▸ **Task goal**:
Copy out the lines that have "this" in them.

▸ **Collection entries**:
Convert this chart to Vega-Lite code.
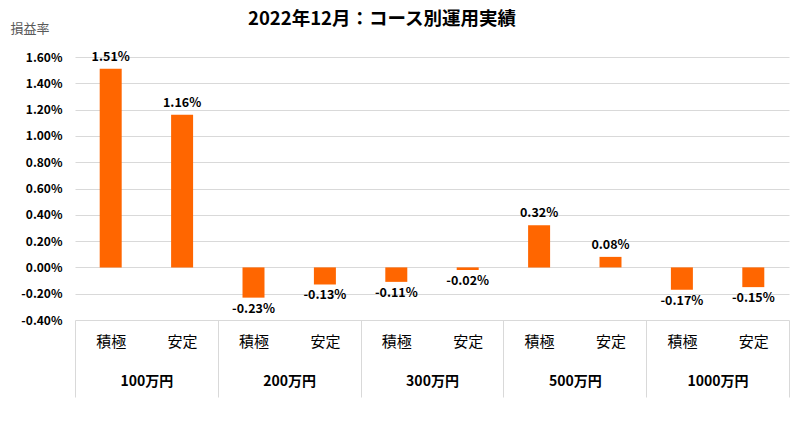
{
  "$schema": "https://vega.github.io/schema/vega-lite/v6.json",
  "width": 714,
  "height": 263,
  "autosize": {"type": "none"},
  "padding": {"left": 75, "top": 57, "right": 4, "bottom": 105},
  "background": "white",
  "title": {
    "text": "2022年12月：コース別運用実績",
    "font": "Noto Sans CJK JP",
    "fontSize": 18.5,
    "fontWeight": "bold",
    "color": "#000000",
    "anchor": "middle",
    "dx": -50,
    "offset": -6
  },
  "config": {
    "view": {"stroke": null},
    "font": "Noto Sans CJK JP",
    "locale": {
      "number": {"decimal": ".", "thousands": ",", "grouping": [3], "currency": ["", ""], "minus": "-"}
    },
    "axisY": {
      "title": "損益率",
      "titleAngle": 0,
      "titleAlign": "left",
      "titleBaseline": "middle",
      "titleX": -65,
      "titleY": -29,
      "titleFont": "Noto Sans CJK JP",
      "titleFontSize": 13,
      "titleFontWeight": "normal",
      "titleColor": "#595959",
      "format": ".2%",
      "tickCount": 20,
      "labelOverlap": false,
      "domain": false,
      "ticks": false,
      "grid": true,
      "gridColor": "#d9d9d9",
      "labelPadding": 13,
      "labelFont": "Noto Sans CJK JP",
      "labelFontSize": 12,
      "labelFontWeight": "bold",
      "labelColor": "#000000"
    }
  },
  "data": {
    "values": [
      {"group": "100万円", "course": "積極", "key": "100万円 積極", "value": 0.0151},
      {"group": "100万円", "course": "安定", "key": "100万円 安定", "value": 0.0116},
      {"group": "200万円", "course": "積極", "key": "200万円 積極", "value": -0.0023},
      {"group": "200万円", "course": "安定", "key": "200万円 安定", "value": -0.0013},
      {"group": "300万円", "course": "積極", "key": "300万円 積極", "value": -0.0011},
      {"group": "300万円", "course": "安定", "key": "300万円 安定", "value": -0.0002},
      {"group": "500万円", "course": "積極", "key": "500万円 積極", "value": 0.0032},
      {"group": "500万円", "course": "安定", "key": "500万円 安定", "value": 0.0008},
      {"group": "1000万円", "course": "積極", "key": "1000万円 積極", "value": -0.0017},
      {"group": "1000万円", "course": "安定", "key": "1000万円 安定", "value": -0.0015}
    ]
  },
  "layer": [
    {
      "mark": {"type": "bar", "color": "#FF6600"},
      "encoding": {
        "x": {
          "field": "group",
          "type": "nominal",
          "sort": null,
          "scale": {"paddingInner": 0, "paddingOuter": 0},
          "axis": {
            "orient": "bottom",
            "title": null,
            "domain": false,
            "ticks": true,
            "tickBand": "extent",
            "tickSize": 77,
            "tickColor": "#d9d9d9",
            "tickWidth": 1,
            "labelPadding": -23,
            "labelAngle": 0,
            "labelFont": "Noto Sans CJK JP",
            "labelFontSize": 14,
            "labelFontWeight": "bold",
            "labelColor": "#000000",
            "grid": false
          }
        },
        "xOffset": {
          "field": "course",
          "type": "nominal",
          "sort": null,
          "scale": {"paddingInner": 0.692, "paddingOuter": 0.346}
        },
        "y": {
          "field": "value",
          "type": "quantitative",
          "scale": {"domain": [-0.004, 0.016], "nice": false, "zero": false},
          "axis": {
            "title": "損益率",
            "tickCount": 20,
            "values": [-0.004, -0.002, 0, 0.002, 0.004, 0.006, 0.008, 0.01, 0.012, 0.014, 0.016]
          }
        }
      }
    },
    {
      "encoding": {
        "x": {
          "field": "key",
          "type": "nominal",
          "sort": null,
          "scale": {
            "domain": ["100万円 積極", "100万円 安定", "200万円 積極", "200万円 安定", "300万円 積極", "300万円 安定", "500万円 積極", "500万円 安定", "1000万円 積極", "1000万円 安定"],
            "paddingInner": 0,
            "paddingOuter": 0
          },
          "axis": {
            "orient": "bottom",
            "title": null,
            "domain": false,
            "ticks": false,
            "grid": false,
            "labelAngle": 0,
            "labelPadding": 14,
            "labelExpr": "split(datum.label, ' ')[1]",
            "labelFont": "Noto Sans CJK JP",
            "labelFontSize": 15,
            "labelFontWeight": "normal",
            "labelColor": "#000000"
          }
        },
        "y": {
          "field": "value",
          "type": "quantitative",
          "axis": {
            "title": "損益率",
            "tickCount": 20,
            "values": [-0.004, -0.002, 0, 0.002, 0.004, 0.006, 0.008, 0.01, 0.012, 0.014, 0.016]
          }
        },
        "text": {"field": "value", "type": "quantitative", "format": ".2%"}
      },
      "layer": [
        {
          "transform": [{"filter": "datum.value >= 0"}],
          "mark": {"type": "text", "baseline": "bottom", "dy": -5, "fontSize": 12.5, "fontWeight": "bold", "color": "#000000", "font": "Noto Sans CJK JP"}
        },
        {
          "transform": [{"filter": "datum.value < 0"}],
          "mark": {"type": "text", "baseline": "top", "dy": 5, "fontSize": 12.5, "fontWeight": "bold", "color": "#000000", "font": "Noto Sans CJK JP"}
        }
      ]
    }
  ],
  "resolve": {"scale": {"x": "independent"}, "axis": {"x": "independent"}}
}
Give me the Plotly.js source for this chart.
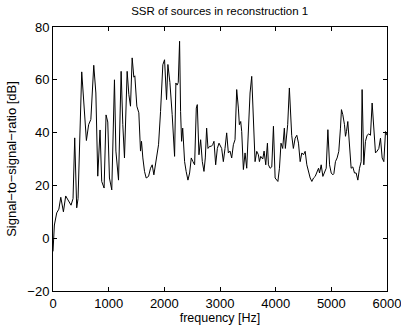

▸ **Solution**:
Convert this chart to Vega-Lite code.
Give me the Plotly.js source for this chart.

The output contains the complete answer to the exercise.